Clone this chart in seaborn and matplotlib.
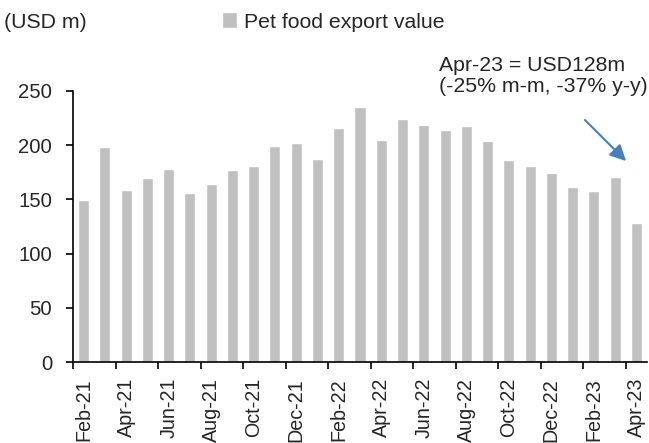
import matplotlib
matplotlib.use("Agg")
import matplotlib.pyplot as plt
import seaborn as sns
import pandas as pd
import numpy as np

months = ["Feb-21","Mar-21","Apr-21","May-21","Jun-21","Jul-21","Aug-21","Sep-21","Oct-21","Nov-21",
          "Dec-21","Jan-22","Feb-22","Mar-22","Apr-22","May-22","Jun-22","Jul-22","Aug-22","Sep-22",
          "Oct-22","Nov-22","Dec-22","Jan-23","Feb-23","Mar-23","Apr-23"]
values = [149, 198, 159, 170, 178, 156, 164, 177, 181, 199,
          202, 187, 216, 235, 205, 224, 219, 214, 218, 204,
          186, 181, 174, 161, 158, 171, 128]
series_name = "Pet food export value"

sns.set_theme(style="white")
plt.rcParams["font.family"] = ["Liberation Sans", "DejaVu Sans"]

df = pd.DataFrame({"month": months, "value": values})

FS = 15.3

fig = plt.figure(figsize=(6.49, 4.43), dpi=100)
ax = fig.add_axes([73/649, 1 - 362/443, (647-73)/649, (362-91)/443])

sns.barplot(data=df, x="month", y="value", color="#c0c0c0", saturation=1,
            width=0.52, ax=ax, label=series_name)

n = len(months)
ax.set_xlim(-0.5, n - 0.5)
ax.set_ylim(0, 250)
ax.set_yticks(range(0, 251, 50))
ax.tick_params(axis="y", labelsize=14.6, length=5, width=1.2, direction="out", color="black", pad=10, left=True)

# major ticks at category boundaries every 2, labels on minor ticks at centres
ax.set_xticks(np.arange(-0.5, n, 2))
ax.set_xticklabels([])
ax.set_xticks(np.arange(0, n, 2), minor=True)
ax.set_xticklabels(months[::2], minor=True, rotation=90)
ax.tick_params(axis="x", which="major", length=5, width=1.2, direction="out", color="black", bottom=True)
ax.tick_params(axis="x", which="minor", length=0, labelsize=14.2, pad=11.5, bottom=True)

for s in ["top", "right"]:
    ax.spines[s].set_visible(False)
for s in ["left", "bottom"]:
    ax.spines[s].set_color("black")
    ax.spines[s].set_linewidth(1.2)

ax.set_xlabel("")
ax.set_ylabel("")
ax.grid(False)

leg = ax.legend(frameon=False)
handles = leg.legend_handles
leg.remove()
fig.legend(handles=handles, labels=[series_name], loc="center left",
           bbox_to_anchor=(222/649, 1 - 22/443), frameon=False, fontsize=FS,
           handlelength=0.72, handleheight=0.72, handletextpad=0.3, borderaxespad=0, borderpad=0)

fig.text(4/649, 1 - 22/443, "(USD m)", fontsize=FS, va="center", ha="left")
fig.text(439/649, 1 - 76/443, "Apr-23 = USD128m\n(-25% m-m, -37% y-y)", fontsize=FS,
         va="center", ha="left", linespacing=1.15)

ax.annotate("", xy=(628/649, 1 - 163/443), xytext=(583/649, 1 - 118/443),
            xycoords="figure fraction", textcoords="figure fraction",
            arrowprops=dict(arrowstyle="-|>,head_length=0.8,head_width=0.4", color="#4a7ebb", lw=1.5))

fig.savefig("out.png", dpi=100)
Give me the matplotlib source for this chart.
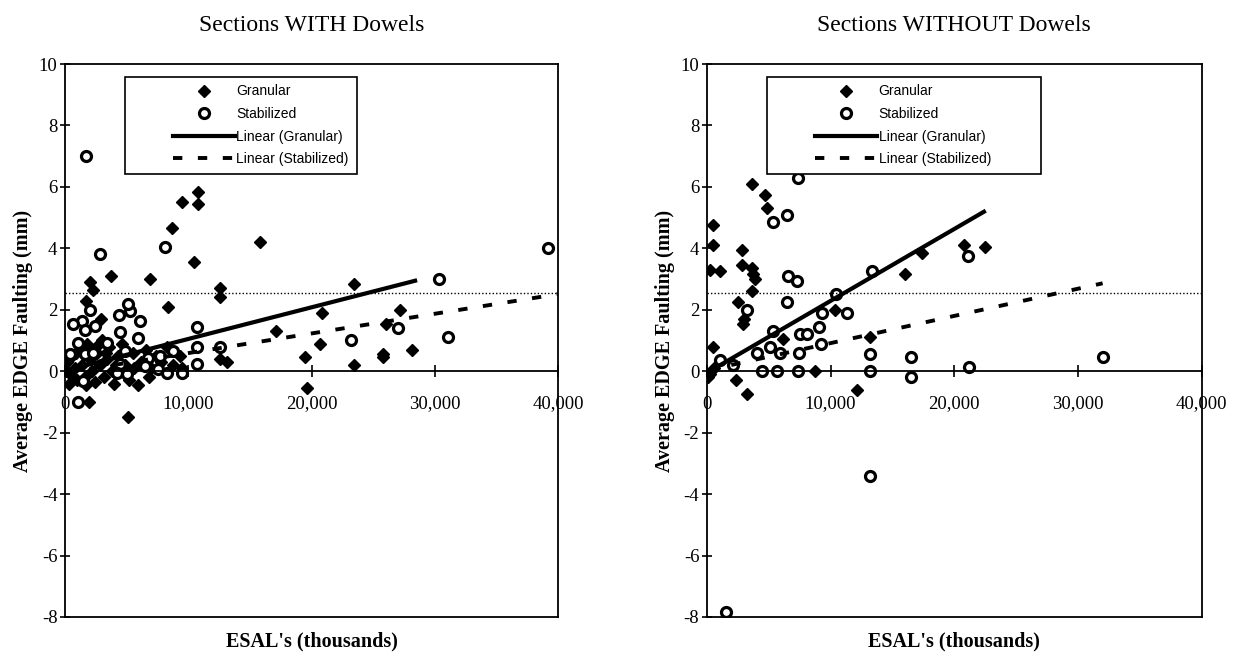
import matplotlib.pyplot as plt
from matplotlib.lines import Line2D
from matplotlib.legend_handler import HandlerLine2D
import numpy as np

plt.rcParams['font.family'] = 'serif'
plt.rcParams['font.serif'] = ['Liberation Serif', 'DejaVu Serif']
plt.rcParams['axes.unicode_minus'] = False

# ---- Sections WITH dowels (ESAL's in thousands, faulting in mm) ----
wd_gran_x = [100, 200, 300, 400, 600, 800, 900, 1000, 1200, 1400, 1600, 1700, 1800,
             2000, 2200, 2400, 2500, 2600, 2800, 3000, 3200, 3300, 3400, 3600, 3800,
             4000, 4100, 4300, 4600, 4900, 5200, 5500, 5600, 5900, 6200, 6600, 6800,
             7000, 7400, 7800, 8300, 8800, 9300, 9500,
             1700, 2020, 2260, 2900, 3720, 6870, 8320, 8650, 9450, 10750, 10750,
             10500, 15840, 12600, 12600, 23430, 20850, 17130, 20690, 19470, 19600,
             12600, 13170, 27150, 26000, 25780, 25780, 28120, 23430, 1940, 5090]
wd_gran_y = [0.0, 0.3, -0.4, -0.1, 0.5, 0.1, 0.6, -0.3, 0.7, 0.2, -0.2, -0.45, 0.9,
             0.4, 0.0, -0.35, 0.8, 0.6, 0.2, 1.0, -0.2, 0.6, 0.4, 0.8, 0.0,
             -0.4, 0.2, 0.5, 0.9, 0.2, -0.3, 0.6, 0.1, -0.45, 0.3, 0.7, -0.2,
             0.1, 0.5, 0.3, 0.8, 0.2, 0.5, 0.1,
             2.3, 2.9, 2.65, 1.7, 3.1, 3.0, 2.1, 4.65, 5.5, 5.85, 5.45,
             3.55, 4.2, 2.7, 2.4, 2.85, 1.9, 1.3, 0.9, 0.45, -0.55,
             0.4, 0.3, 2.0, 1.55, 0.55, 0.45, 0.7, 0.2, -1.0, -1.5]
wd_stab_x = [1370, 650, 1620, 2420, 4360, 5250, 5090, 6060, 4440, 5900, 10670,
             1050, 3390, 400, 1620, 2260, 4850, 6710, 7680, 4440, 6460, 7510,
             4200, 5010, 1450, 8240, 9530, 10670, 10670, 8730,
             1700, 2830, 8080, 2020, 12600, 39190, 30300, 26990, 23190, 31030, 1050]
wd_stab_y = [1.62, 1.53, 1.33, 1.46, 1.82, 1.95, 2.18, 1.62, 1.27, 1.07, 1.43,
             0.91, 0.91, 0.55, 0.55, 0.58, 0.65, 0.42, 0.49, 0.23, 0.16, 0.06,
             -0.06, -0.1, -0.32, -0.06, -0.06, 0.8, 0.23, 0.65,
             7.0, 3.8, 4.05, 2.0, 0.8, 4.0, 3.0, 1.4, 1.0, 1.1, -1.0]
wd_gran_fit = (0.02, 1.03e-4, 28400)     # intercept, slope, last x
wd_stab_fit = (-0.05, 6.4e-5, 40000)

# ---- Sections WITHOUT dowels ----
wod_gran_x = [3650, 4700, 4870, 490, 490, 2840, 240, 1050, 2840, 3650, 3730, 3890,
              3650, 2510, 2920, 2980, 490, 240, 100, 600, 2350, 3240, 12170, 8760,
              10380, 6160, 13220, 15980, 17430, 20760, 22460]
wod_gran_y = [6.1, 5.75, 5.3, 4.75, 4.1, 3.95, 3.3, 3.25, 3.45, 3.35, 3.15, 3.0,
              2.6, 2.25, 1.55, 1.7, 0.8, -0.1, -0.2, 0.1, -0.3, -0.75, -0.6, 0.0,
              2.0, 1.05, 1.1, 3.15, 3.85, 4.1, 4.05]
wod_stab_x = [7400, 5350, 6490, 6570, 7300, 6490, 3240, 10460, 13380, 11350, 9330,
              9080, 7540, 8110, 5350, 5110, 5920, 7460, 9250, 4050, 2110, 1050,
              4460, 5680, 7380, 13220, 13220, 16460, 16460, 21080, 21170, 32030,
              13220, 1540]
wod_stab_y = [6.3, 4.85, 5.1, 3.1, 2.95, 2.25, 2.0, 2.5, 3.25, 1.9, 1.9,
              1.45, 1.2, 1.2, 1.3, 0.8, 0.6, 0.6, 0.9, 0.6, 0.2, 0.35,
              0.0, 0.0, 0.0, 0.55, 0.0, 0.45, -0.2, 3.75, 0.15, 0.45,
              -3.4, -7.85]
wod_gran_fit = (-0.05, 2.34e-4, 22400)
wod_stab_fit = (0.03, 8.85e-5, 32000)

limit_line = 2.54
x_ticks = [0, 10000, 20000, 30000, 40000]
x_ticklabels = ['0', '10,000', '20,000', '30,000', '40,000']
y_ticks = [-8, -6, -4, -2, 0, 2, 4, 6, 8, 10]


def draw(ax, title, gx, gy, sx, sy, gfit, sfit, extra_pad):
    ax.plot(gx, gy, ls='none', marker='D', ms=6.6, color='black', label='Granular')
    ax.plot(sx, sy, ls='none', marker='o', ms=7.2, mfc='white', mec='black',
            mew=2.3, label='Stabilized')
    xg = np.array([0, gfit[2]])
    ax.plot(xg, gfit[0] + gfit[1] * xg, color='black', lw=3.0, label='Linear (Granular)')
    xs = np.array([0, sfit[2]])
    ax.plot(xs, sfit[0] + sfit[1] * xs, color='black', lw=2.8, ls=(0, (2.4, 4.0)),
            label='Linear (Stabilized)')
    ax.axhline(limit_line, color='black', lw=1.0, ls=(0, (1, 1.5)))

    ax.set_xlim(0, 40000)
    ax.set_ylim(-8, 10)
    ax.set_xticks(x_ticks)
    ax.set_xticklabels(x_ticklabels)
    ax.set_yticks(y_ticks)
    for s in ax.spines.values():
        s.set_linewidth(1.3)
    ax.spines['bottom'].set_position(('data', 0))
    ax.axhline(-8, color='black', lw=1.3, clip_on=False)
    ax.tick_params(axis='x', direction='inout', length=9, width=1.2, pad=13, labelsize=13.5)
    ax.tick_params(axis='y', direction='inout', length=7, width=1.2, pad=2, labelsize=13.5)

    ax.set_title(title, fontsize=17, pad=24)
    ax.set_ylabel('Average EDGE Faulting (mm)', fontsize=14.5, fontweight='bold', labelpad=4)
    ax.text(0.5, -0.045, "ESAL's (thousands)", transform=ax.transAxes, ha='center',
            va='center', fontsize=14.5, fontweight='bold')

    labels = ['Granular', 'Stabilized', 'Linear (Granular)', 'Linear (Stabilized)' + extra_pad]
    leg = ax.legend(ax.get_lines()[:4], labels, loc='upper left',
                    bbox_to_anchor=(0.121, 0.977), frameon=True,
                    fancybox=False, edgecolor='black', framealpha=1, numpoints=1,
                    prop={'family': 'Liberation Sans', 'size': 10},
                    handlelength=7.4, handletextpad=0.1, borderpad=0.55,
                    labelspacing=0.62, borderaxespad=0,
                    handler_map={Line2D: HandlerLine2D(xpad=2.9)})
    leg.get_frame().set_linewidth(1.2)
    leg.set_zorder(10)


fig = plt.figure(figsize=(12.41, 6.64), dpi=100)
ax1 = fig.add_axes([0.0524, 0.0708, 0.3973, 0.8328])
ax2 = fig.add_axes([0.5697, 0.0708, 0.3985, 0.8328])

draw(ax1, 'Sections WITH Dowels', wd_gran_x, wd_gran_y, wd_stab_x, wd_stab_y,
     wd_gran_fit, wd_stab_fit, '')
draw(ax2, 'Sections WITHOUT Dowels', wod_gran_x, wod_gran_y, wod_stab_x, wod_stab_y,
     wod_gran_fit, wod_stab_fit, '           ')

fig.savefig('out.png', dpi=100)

──────

**What is expected**
Start with the line that includes "Give me the matplotlib source for this chart." and finish with the line that includes "wd_stab_fit = (-0.05, 6.4e-5, 40000)": reproduce those lines exactly, nothing before or after, and omit any pictures.

**Task output**
Give me the matplotlib source for this chart.
import matplotlib.pyplot as plt
from matplotlib.lines import Line2D
from matplotlib.legend_handler import HandlerLine2D
import numpy as np

plt.rcParams['font.family'] = 'serif'
plt.rcParams['font.serif'] = ['Liberation Serif', 'DejaVu Serif']
plt.rcParams['axes.unicode_minus'] = False

# ---- Sections WITH dowels (ESAL's in thousands, faulting in mm) ----
wd_gran_x = [100, 200, 300, 400, 600, 800, 900, 1000, 1200, 1400, 1600, 1700, 1800,
             2000, 2200, 2400, 2500, 2600, 2800, 3000, 3200, 3300, 3400, 3600, 3800,
             4000, 4100, 4300, 4600, 4900, 5200, 5500, 5600, 5900, 6200, 6600, 6800,
             7000, 7400, 7800, 8300, 8800, 9300, 9500,
             1700, 2020, 2260, 2900, 3720, 6870, 8320, 8650, 9450, 10750, 10750,
             10500, 15840, 12600, 12600, 23430, 20850, 17130, 20690, 19470, 19600,
             12600, 13170, 27150, 26000, 25780, 25780, 28120, 23430, 1940, 5090]
wd_gran_y = [0.0, 0.3, -0.4, -0.1, 0.5, 0.1, 0.6, -0.3, 0.7, 0.2, -0.2, -0.45, 0.9,
             0.4, 0.0, -0.35, 0.8, 0.6, 0.2, 1.0, -0.2, 0.6, 0.4, 0.8, 0.0,
             -0.4, 0.2, 0.5, 0.9, 0.2, -0.3, 0.6, 0.1, -0.45, 0.3, 0.7, -0.2,
             0.1, 0.5, 0.3, 0.8, 0.2, 0.5, 0.1,
             2.3, 2.9, 2.65, 1.7, 3.1, 3.0, 2.1, 4.65, 5.5, 5.85, 5.45,
             3.55, 4.2, 2.7, 2.4, 2.85, 1.9, 1.3, 0.9, 0.45, -0.55,
             0.4, 0.3, 2.0, 1.55, 0.55, 0.45, 0.7, 0.2, -1.0, -1.5]
wd_stab_x = [1370, 650, 1620, 2420, 4360, 5250, 5090, 6060, 4440, 5900, 10670,
             1050, 3390, 400, 1620, 2260, 4850, 6710, 7680, 4440, 6460, 7510,
             4200, 5010, 1450, 8240, 9530, 10670, 10670, 8730,
             1700, 2830, 8080, 2020, 12600, 39190, 30300, 26990, 23190, 31030, 1050]
wd_stab_y = [1.62, 1.53, 1.33, 1.46, 1.82, 1.95, 2.18, 1.62, 1.27, 1.07, 1.43,
             0.91, 0.91, 0.55, 0.55, 0.58, 0.65, 0.42, 0.49, 0.23, 0.16, 0.06,
             -0.06, -0.1, -0.32, -0.06, -0.06, 0.8, 0.23, 0.65,
             7.0, 3.8, 4.05, 2.0, 0.8, 4.0, 3.0, 1.4, 1.0, 1.1, -1.0]
wd_gran_fit = (0.02, 1.03e-4, 28400)     # intercept, slope, last x
wd_stab_fit = (-0.05, 6.4e-5, 40000)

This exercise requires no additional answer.